The problem is that neither of us can read the other. Each of us is a riddle wrapped in a mystery inside an enigma. Finally, I unravel a bit.

"OK, Chinaman, here's the thing," I say. "To lead a staff, you have to be a cheerleader of sorts. You have to show people that you're excited and that you care about them. I'm a passionate journalist. My emotions run deep. But I have trouble conveying that. Is that because I'm Asian?"

"Nah," he says, smacking his lips on some carry-out moo shu pork. "That's just cuz you're a dweeb."

"But if that's the case, if it just comes down to individual behavior, why aren't more Asian Americans in leadership positions in newsrooms?" I ask. "I guess I'm worried that there's something in our culture that makes us behave a certain way, that makes other people feel uncomfortable and misunderstand us. And so our impact and influence are diminished."

"That's just you throwing the culture card," Chinaman says. "It absolves you of taking responsibility for your own behavior. Loosen up, chump. Start smiling a little more. Besides, who cares if a few Asiatics don't make it to the top?"

"Um, not really my point," I say. "My bigger worry is that, with so few Asian editors, how are we ever going to cover the different Asian communities in any realistic way? I'm worried that those communities will continue to be as impenetrable — or at least perceived to be so — as some of us Asian journalists are."

"Martin Yan," Chinaman muses, referring to the manic TV chef. "Be more effusive, like Martin Yan. That's your ticket to glory."

* * *

Which is not to say this is solely a cultural thing.

I know plenty of Asians who are loud and extroverted, who rail on about their emotions at the drop of a hat. (Some of them, no doubt, will be singing at your neighborhood karaoke bar tonight.)

And my inability to automatically reveal what I'm feeling has as much to do with my individual personality and my family upbringing as it does my parents' Chinese culture.

And yet.
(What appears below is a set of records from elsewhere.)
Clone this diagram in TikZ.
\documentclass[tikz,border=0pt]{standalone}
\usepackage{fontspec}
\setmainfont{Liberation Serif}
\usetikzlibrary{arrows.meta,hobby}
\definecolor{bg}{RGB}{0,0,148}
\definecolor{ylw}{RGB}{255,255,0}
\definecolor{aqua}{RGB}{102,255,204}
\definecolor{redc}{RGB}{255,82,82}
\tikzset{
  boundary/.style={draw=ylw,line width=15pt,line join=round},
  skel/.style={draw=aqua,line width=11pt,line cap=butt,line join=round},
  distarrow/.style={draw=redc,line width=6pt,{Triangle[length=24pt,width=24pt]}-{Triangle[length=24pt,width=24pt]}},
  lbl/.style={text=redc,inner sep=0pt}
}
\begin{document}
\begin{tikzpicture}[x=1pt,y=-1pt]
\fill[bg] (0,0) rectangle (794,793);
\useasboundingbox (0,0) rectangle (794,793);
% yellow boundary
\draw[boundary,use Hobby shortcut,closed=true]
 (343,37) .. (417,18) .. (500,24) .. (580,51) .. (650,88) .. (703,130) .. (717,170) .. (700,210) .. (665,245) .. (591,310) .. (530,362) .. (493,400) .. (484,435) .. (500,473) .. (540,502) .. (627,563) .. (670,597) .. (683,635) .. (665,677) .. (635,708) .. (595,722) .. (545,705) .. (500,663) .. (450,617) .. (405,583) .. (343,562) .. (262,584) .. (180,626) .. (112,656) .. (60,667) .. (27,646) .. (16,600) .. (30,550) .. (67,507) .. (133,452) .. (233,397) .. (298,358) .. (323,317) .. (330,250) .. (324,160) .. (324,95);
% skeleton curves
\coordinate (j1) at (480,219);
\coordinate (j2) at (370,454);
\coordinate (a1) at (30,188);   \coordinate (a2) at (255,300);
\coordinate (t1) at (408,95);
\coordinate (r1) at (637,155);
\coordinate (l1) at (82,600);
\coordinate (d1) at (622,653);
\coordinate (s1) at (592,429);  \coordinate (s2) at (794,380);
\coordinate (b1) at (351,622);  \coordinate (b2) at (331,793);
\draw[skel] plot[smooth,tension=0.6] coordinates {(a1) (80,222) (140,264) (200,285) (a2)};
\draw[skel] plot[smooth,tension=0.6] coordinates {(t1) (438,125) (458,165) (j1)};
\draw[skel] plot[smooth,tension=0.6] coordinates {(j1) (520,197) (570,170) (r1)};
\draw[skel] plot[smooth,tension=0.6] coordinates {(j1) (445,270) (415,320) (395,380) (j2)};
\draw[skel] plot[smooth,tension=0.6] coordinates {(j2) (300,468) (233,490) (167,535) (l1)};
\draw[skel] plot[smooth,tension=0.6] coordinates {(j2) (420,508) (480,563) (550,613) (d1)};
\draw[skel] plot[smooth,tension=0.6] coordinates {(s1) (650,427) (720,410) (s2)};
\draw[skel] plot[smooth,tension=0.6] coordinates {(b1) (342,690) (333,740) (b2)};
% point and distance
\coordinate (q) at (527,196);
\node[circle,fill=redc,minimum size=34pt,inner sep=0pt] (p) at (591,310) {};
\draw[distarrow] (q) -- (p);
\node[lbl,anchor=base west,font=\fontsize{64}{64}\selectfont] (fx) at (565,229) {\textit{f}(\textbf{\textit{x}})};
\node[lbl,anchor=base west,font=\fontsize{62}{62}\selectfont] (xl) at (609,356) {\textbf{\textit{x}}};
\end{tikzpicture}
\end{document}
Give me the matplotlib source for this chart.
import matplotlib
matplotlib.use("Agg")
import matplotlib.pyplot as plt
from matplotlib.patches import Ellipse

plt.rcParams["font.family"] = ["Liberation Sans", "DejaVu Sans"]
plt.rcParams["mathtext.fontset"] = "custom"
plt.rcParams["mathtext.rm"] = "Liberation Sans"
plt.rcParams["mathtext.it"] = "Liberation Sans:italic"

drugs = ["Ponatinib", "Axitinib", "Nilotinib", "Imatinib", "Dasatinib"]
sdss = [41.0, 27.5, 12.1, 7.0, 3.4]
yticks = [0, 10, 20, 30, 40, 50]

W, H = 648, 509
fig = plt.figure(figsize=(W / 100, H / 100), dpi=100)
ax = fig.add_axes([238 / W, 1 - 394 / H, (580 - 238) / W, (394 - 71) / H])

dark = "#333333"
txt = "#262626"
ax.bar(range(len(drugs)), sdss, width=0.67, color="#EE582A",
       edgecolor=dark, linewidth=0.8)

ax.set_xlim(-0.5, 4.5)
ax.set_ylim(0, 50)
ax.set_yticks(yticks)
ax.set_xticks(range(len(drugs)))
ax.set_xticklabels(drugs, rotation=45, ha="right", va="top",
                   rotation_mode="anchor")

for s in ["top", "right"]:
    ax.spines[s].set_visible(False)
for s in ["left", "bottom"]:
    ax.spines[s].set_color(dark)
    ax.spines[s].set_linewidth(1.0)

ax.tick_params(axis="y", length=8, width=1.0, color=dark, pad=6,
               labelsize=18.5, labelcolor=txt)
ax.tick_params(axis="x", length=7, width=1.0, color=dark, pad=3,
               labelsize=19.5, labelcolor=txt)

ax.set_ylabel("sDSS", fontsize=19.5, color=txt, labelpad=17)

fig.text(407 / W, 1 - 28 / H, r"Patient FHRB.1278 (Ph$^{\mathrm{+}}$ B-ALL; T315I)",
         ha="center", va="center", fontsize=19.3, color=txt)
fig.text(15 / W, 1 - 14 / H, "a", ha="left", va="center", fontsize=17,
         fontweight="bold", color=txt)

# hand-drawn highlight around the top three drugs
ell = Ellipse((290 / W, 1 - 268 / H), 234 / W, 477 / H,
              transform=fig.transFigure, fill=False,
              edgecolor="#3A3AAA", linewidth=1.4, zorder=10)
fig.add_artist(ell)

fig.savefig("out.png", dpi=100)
And yet. As much as the "inscrutable," "enigmatic," and "impassive" Asian is a stereotype, there's some truth to it. Similarly, it's probably true that some cultures are more regimented than others, and some are more fatalistic, and some are more argumentative, and some are more comfortable with the display of passion and emotion.

I'm still worried, though, about my stony silence.

In June, Los Angeles Times reporter Benedict Carey wrote a story about scientific research conducted on neutral facial expressions. "When people react with affectionate attention and good humor, the effect is physically soothing," he wrote. "A poker face is upsetting because it defies even minimal expectations. As psychologists have found, people tend to mentally project onto a blank screen their own anxieties: He thinks I'm boring; she thinks I'm stupid.

"The result is that the suppression of emotions comes across as mild hostility, even if it's not meant that way."

I can't help but think of a character on "Banzai!," the awful parody of a Japanese game show that aired on the Fox network this summer. The character, Lady One Question, would walk up to a celebrity like Simon Cowell and pose a question as if she were a TV reporter.

The celebrity would go on and on with his answer, and Lady One Question would simply stare at him, saying nothing more, her face expressionless. The celebrity would grow more and more uncomfortable, ramble a bit and then awkwardly find a way to break off.

Lady One Question made me uncomfortable because I could see some of myself in her. It made me wonder how many people have thought I was bored, or disengaged, or angry, even as I was listening intently and thinking about what they had to say.

* * *

I asked the writer to lunch. I told him about how my parents had fled mainland China as Mao's army advanced, how they had lived in Taiwan for several years, and how they had immigrated to the United States in the late 1950s.

I told him how stories about immigrants and diverse communities were so important to me, and how that passion drove me as a journalist. I told him that I had loved to write, ever since I was a child. Even though I studied to become an engineer, the love of writing inspired me to become a journalist.

The lunch didn't solve everything, and there is still much to be revealed, but it was a start.

I wanted to tell him: The world works in strange ways. And we are all enigmas. Even those of us who seem easier to read.